Assemblyman D. Bennett Mazur, Democrat of the 37th District (Bergen County), who sponsored the bill in the lower house, said that S. 294 ''eviscerates'' the law.

And Assemblyman Alan J. Karcher, Democrat of the 19th District (Middlesex County), another original co-sponsor, said that ''granting possession to trappers clearly goes against our original intention; this emasculates the law before it has even had a chance to go into effect.''

S. 294 fools nobody. Yet insiders say that because Mr. Dumont is a Republican, it may pass the Assembly.

It is up to Governor Kean, a vocal and strong supporter of banning the cruelty of leghold traps, to veto S. 294 and other like measures to ''emasculate'' P.L. 1984, C. 37 and permit business as usual.

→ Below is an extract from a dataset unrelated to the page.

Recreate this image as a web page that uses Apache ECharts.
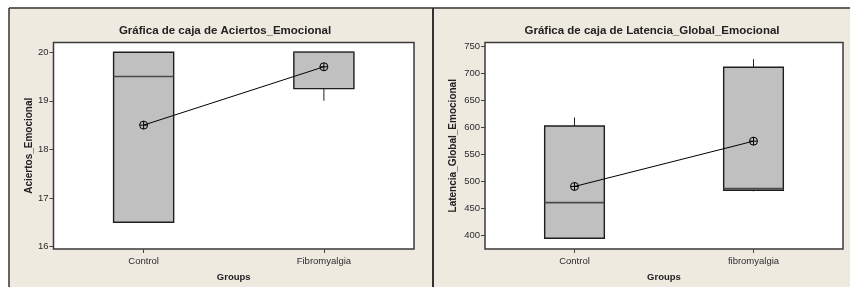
<!DOCTYPE html>
<html>
<head>
<meta charset="utf-8">
<script src="https://cdn.jsdelivr.net/npm/echarts@6/dist/echarts.min.js"></script>
<style>html,body{margin:0;padding:0;background:#fff;}#c{width:850px;height:287px;}</style>
</head>
<body>
<div id="c"></div>
<script>
// ---- data: left chart ----
const titleA = 'Gráfica de caja de Aciertos_Emocional';
const yNameA = 'Aciertos_Emocional';
const categoriesA = ['Control', 'Fibromyalgia'];
// [min, Q1, median, Q3, max]
const boxA = [[16.5, 16.5, 19.5, 20, 20], [19, 19.25, 20, 20, 20]];
const meanA = [18.5, 19.7];
const ticksA = [16, 17, 18, 19, 20];
const rangeA = [15.95, 20.2];

// ---- data: right chart ----
const titleB = 'Gráfica de caja de Latencia_Global_Emocional';
const yNameB = 'Latencia_Global_Emocional';
const categoriesB = ['Control', 'fibromyalgia'];
const boxB = [[393, 394, 460, 602, 618], [481, 483, 486, 711, 726]];
const meanB = [490, 574];
const ticksB = [400, 450, 500, 550, 600, 650, 700, 750];
const rangeB = [374, 757];

const xName = 'Groups';
const FONT = '"Liberation Sans", Arial, sans-serif';
const TXT = '#2b2b2b';

function renderBox(params, api) {
  const idx = api.value(0);
  const lo = api.coord([idx, api.value(1)]);
  const q1 = api.coord([idx, api.value(2)]);
  const med = api.coord([idx, api.value(3)]);
  const q3 = api.coord([idx, api.value(4)]);
  const hi = api.coord([idx, api.value(5)]);
  const bw = api.size([1, 0])[0] / 3;
  const x = q1[0];
  return {
    type: 'group',
    children: [
      {type: 'line', shape: {x1: x, y1: hi[1], x2: x, y2: q3[1]}, style: {stroke: '#222', lineWidth: 1}},
      {type: 'line', shape: {x1: x, y1: q1[1], x2: x, y2: lo[1]}, style: {stroke: '#222', lineWidth: 1}},
      {type: 'rect', shape: {x: x - bw / 2, y: q3[1], width: bw, height: q1[1] - q3[1]},
        style: {fill: '#C0C0C0', stroke: '#1e1e1e', lineWidth: 1.4}},
      {type: 'line', shape: {x1: x - bw / 2, y1: med[1], x2: x + bw / 2, y2: med[1]},
        style: {stroke: '#4a4a4a', lineWidth: 1.6}}
    ]
  };
}

const meanSymbol = 'path://M0,-4A4,4,0,1,1,0,4A4,4,0,1,1,0,-4ZM-4,0L4,0M0,-4L0,4';

function makeX(gi, cats) {
  return {
    type: 'category', gridIndex: gi, data: cats, boundaryGap: true,
    name: xName, nameLocation: 'middle', nameGap: 23,
    nameTextStyle: {fontFamily: FONT, fontSize: 9.5, fontWeight: 'bold', color: '#222'},
    axisLine: {show: false},
    axisTick: {show: true, alignWithLabel: true, length: 4, lineStyle: {color: '#444'}},
    axisLabel: {fontFamily: FONT, fontSize: 9.5, color: TXT, margin: 7},
    splitLine: {show: false}
  };
}
function makeY(gi, range, ticks, name, gap) {
  return {
    type: 'value', gridIndex: gi, min: range[0], max: range[1],
    name: name, nameLocation: 'middle', nameGap: gap, nameRotate: 90,
    nameTextStyle: {fontFamily: FONT, fontSize: 10, fontWeight: 'bold', color: '#222'},
    axisLine: {show: false},
    axisTick: {show: true, length: 4, lineStyle: {color: '#444'}, customValues: ticks},
    axisLabel: {fontFamily: FONT, fontSize: 9.5, color: TXT, margin: 5, customValues: ticks},
    splitLine: {show: false}
  };
}

const chart = echarts.init(document.getElementById('c'), null, {renderer: 'canvas'});
chart.setOption({
  animation: false,
  backgroundColor: '#ffffff',
  graphic: [
    {type: 'rect', z: -10, shape: {x: 9, y: 8, width: 841, height: 279}, style: {fill: '#EEEAE0'}},
    {type: 'line', z: -9, shape: {x1: 9, y1: 8, x2: 850, y2: 8}, style: {stroke: '#333', lineWidth: 1.5}},
    {type: 'line', z: -9, shape: {x1: 9, y1: 8, x2: 9, y2: 287}, style: {stroke: '#333', lineWidth: 1.5}},
    {type: 'line', z: -9, shape: {x1: 433, y1: 8, x2: 433, y2: 287}, style: {stroke: '#333', lineWidth: 2}}
  ],
  title: [
    {text: titleA, left: 220, top: 20, textAlign: 'center',
      textStyle: {fontFamily: FONT, fontSize: 11.5, fontWeight: 'bold', color: '#222'}},
    {text: titleB, left: 647, top: 20, textAlign: 'center',
      textStyle: {fontFamily: FONT, fontSize: 11.5, fontWeight: 'bold', color: '#222'}}
  ],
  grid: [
    {left: 53.5, top: 42.5, width: 360.5, height: 208, show: true, backgroundColor: '#fff',
      borderColor: '#3a3a3a', borderWidth: 1.5},
    {left: 485, top: 42.5, width: 358, height: 208, show: true, backgroundColor: '#fff',
      borderColor: '#3a3a3a', borderWidth: 1.5}
  ],
  xAxis: [makeX(0, categoriesA), makeX(1, categoriesB)],
  yAxis: [makeY(0, rangeA, ticksA, yNameA, 19), makeY(1, rangeB, ticksB, yNameB, 27)],
  series: [
    {type: 'custom', xAxisIndex: 0, yAxisIndex: 0, renderItem: renderBox,
      encode: {x: 0, y: [1, 2, 3, 4, 5]},
      data: boxA.map((b, i) => [i].concat(b))},
    {type: 'custom', xAxisIndex: 1, yAxisIndex: 1, renderItem: renderBox,
      encode: {x: 0, y: [1, 2, 3, 4, 5]},
      data: boxB.map((b, i) => [i].concat(b))},
    {type: 'line', xAxisIndex: 0, yAxisIndex: 0, data: meanA, symbol: meanSymbol, symbolSize: 8,
      lineStyle: {color: '#000', width: 1}, itemStyle: {color: 'rgba(0,0,0,0)', borderColor: '#000', borderWidth: 1}, z: 5},
    {type: 'line', xAxisIndex: 1, yAxisIndex: 1, data: meanB, symbol: meanSymbol, symbolSize: 8,
      lineStyle: {color: '#000', width: 1}, itemStyle: {color: 'rgba(0,0,0,0)', borderColor: '#000', borderWidth: 1}, z: 5}
  ]
});
</script>
</body>
</html>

Perhaps more is at stake than trap jaws cutting into bone. When people work for a law, they have every right to expect it to remain intact and not lose it in back rooms.

The Division of Fish, Game and Wildlife's role as the ''state'' fools no one, either. This part of the administration should not be allowed to sue itself and to aid the fur industry at the expense of the public.

In 1842, the United States Supreme Court ruled that wildlife belonged to all people, the private property of no individual. It is time to ''dismantle'' not the leghold law, but the bureaucracy politically and financially dependent upon the kill of public animals for commerce. The agency should be financed not by exploiters, but by general revenues, forcing, accordingly, accountability to all citizens.

The interests of 7.5 million citizens are being thwarted to serve 2,500 trappers and a handful of out-of-state profiteers.

Our State Government clearly must not continue acting as prime lobbyist for merchants. It is past time the public reclaim its rights to wildlife. Prevalent attitudes against ruthless destruction of wild species for trade should prevail; these animals truly belong to us all.

SUSAN RUSSELL IS VICE PRESIDENT OF FRIENDS OF ANIMALS, A NEPTUNE-BASED ORGANIZATION.